God's grace does not excuse sin, but a lot of people we meet haven't been saved. They aren't under God's grace as far as Jesus' sacrifice. Does grace apply to them? "[God] wants all people to be saved and to come to a knowledge of the truth" (1 Timothy 2:4). All throughout the Bible there is a focus on God's desire for people to be saved and God draws his people into this desire by commissioning us to speak his truth about grace. Verse after verse speaks of Christians denying themselves for the good of the unsaved. Jesus modeled his love for the unsaved, eating with those despised. Think of the worst person you can, then think of Jesus sitting and eating with this person. Through this image we get a sense of what it truly means to be the hands of Jesus in a fallen world.

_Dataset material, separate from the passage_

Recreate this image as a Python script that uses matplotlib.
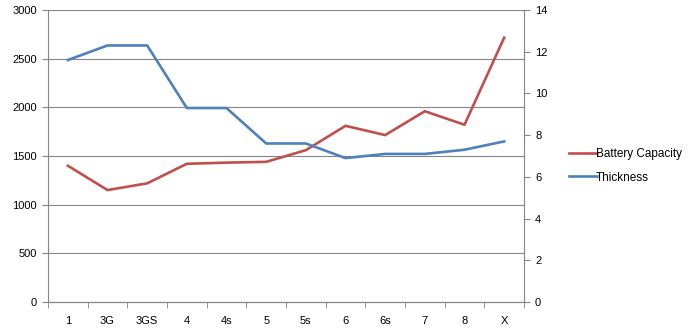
import matplotlib.pyplot as plt
import numpy as np

models = ["1", "3G", "3GS", "4", "4s", "5", "5s", "6", "6s", "7", "8", "X"]
battery = [1400, 1150, 1219, 1420, 1432, 1440, 1560, 1810, 1715, 1960, 1821, 2716]
thickness = [11.6, 12.3, 12.3, 9.3, 9.3, 7.6, 7.6, 6.9, 7.1, 7.1, 7.3, 7.7]

red = "#C0504D"
blue = "#4F81BD"
grey = "#868686"

plt.rcParams['font.family'] = ['Liberation Sans', 'DejaVu Sans']
plt.rcParams['font.size'] = 8

fig = plt.figure(figsize=(6.89, 3.33), dpi=100)
ax = fig.add_axes([48 / 689, 1 - 302 / 333, 476 / 689, 292 / 333])
ax2 = ax.twinx()

x = np.arange(len(models))
l1, = ax.plot(x, battery, color=red, lw=1.9, label="Battery Capacity")
l2, = ax2.plot(x, thickness, color=blue, lw=1.9, label="Thickness")

ax.set_xlim(-0.5, len(models) - 0.5)
ax.set_ylim(0, 3000)
ax.set_yticks(np.arange(0, 3001, 500))
ax2.set_ylim(0, 14)
ax2.set_yticks(np.arange(0, 15, 2))

ax.set_xticks(x)
ax.set_xticklabels(models)
ax.set_xticks(np.arange(-0.5, len(models)), minor=True)
ax.tick_params(axis='x', which='major', length=0, pad=10)
ax.tick_params(axis='x', which='minor', length=4, color=grey, direction='out')
ax.tick_params(axis='y', length=4, color=grey, pad=4)
ax2.tick_params(axis='y', length=4, color=grey, pad=4)

ax.grid(axis='y', color=grey, lw=0.8)
ax.set_axisbelow(True)
for a in (ax, ax2):
    a.spines['top'].set_visible(False)
    for s in ('left', 'right', 'bottom'):
        a.spines[s].set_color(grey)
        a.spines[s].set_linewidth(0.8)
ax2.spines['left'].set_visible(False)
ax.spines['right'].set_visible(False)

fig.legend(handles=[l1, l2], loc='center left', bbox_to_anchor=(558 / 689, 1 - 166 / 333),
           frameon=False, handlelength=2.4, handletextpad=-0.1, labelspacing=0.95,
           fontsize=8.5)

fig.savefig("out.png", dpi=100)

The truth is, there are a bunch of people we personally know and even those we have never met that we despise and we don't want love or grace extended to them ever. And we certainly don't want to be the conduit of love and the mouth that speaks grace. There's an entire book written about a man just like this. His name was Jonah and he was called to go to a people he hated and had no desire for their salvation. He tried to flee and got swallowed by a fish, then spit out. He agreed to go. He proclaimed the need for repentance and the people he despised repented. And Jonah got mad. He grumbled and complained. He was more concerned about a plant to shade him than a people's destruction: "Isn’t this what I said, Lord, when I was still at home? That is what I tried to forestall by fleeing to Tarshish. I knew that you are a gracious and compassionate God, slow to anger and abounding in love, a God who relents from sending calamity. Now, Lord, take away my life, for it is better for me to die than to live" (Jonah 4:2-3). But God responded: "You have been concerned about this plant, though you did not tend it or make it grow. It sprang up overnight and died overnight. And should I not have concern for the great city of Nineveh, in which there are more than a hundred and twenty thousand people who cannot tell their right hand from their left—and also many animals?" (Jonah 4:10).

People on this earth face consequences for sin. Sometimes they are spared those consequences, sometimes not. Regardless, Christians are called to be people of love and grace and truth. We speak truth about sin, but we also extend grace. We show people that God hasn't written them off. We aren't called to go around making sure people repay their debts to us and God (Matthew 18:21-35). We are called to extend the same forgiveness that has been given us to others (Matthew 6:12, 14-15).

Grace is hard. Mercy is hard. Ultimate mercy and grace took the death of a sinless God-man. They don't excuse sin; they acknowledge it and take care of it. They reach a hand down to sinful man and whisper, "God is still here. God sees you in all your ugliness and he still opens his arms. Come, let him enter in." If people are to hear this message from us, then we must guard our hearts and minds and mouths. We must remember what God was willing to give those we consider the most despicable, indeed, even us in our most despicable. If it's all about grace, we have no other option.